Capital And Liquidity

The Bank remained well capitalized in 2022, with no requirement for capital infusion during the year. All key capital ratios were consistently above the minimum regulatory requirements.  As at 31st December 2022, the Tier 1 Capital Adequacy Ratio was at 11.92%, while the Total Capital Ratio was at 14.27%, both comfortably above the regulatory minimum of 8.5% and 12.5% respectively. The Bank’s leverage ratio as at the end of December 2022 stood at 7%, well above the regulatory minimum of 3%.

The Bank’s Statutory Liquid Asset Ratio stood at 27.85% at the end of reporting year, ahead of the regulatory minimum requirement of 20%. Similarly, the liquidity coverage ratio and the net stable funding ratio at 146.5% and 157.1% respectively were both well above the minimum regulatory requirements.

Debenture Issue

The Bank made an offer to issue 50 Mn Basel III compliant – Tier 2, listed, rated, unsecured, subordinated redeemable 5 year debentures (2023/28) with a non-viability conversion, of a par value Rs 100/- each to raise a sum of up to Rs 5 Bn with the option to issue up to a further 20 Mn of said debentures to increase the said sum by up to a further Rs 2 Bn at the discretion of the Bank in the event of an oversubscription of the initial issue and with a further option to issue up to a further 30 Mn of said debentures to increase the said sum by up to a further Rs 3 Bn, at the discretion of the Bank in the event of an oversubscription of the initial issue and the second tranche.

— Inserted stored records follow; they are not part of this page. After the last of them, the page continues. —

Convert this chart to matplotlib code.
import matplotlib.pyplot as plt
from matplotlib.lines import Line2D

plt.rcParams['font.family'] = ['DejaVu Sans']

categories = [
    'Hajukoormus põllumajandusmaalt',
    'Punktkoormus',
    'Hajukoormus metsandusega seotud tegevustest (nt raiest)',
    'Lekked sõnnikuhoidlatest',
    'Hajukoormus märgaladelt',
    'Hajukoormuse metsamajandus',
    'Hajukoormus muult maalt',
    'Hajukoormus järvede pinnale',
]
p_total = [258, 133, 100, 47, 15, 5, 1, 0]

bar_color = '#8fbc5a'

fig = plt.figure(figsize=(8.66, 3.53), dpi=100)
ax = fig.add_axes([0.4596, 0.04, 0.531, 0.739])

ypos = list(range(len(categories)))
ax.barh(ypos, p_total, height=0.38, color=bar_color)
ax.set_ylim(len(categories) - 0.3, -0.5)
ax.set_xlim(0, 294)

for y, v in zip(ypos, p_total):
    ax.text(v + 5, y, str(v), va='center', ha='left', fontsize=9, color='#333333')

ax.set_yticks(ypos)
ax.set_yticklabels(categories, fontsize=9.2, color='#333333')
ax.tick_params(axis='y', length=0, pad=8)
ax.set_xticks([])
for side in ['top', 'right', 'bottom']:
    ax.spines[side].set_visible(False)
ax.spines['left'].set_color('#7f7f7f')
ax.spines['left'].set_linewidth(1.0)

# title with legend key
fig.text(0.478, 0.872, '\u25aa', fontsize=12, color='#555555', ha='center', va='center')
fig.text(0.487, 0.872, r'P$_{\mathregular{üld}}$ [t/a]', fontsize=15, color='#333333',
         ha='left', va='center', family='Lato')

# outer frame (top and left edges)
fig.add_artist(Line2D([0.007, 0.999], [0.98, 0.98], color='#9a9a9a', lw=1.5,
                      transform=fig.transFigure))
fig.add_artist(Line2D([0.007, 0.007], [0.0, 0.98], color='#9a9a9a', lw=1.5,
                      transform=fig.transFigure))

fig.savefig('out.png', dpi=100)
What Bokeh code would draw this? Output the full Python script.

The above debenture issue was successfully oversubscribed on the very first day, demonstrating investor confidence in Sampath Bank PLC and the Bank thereby exercised both options and raised Rs 10 Bn worth of Basel III compliant – Tier 2 funds on 9th February 2023.

Dividend

The Board of Directors has recommended a final dividend of Rs 4.60 per share (Rs 3.45 per share in cash and Rs 1.15 per share in scrip) for the financial year ended 31st December 2022 subject to the approval of the shareholders at the Annual General Meeting to be held on 30th March 2023. The Bank will inform the Director – Bank Supervision of Central Bank of Sri Lanka, the Board approved detailed assessment carried out in deciding the payment of cash dividend for the year 2022. The Dividend payout ratio for the year ended 31st December 2022 stood at 40.1% (2021: 39%).

External Rating

Fitch Ratings Lanka Limited has revised their ratings of 10 Sri Lankan banks including Sampath Bank on 12th January 2023 following the recent sovereign downgrade and recalibration of the Agency’s Sri Lankan national rating scale.

Accordingly, Sampath Bank’s National Long-Term rating has been revised down to ‘A(lka)/RWN’ from ‘AA-(lka)/RWN’. Further, Fitch has assigned ‘BBB+(lka)’ rating for Bank’s Basel III compliant subordinated debentures.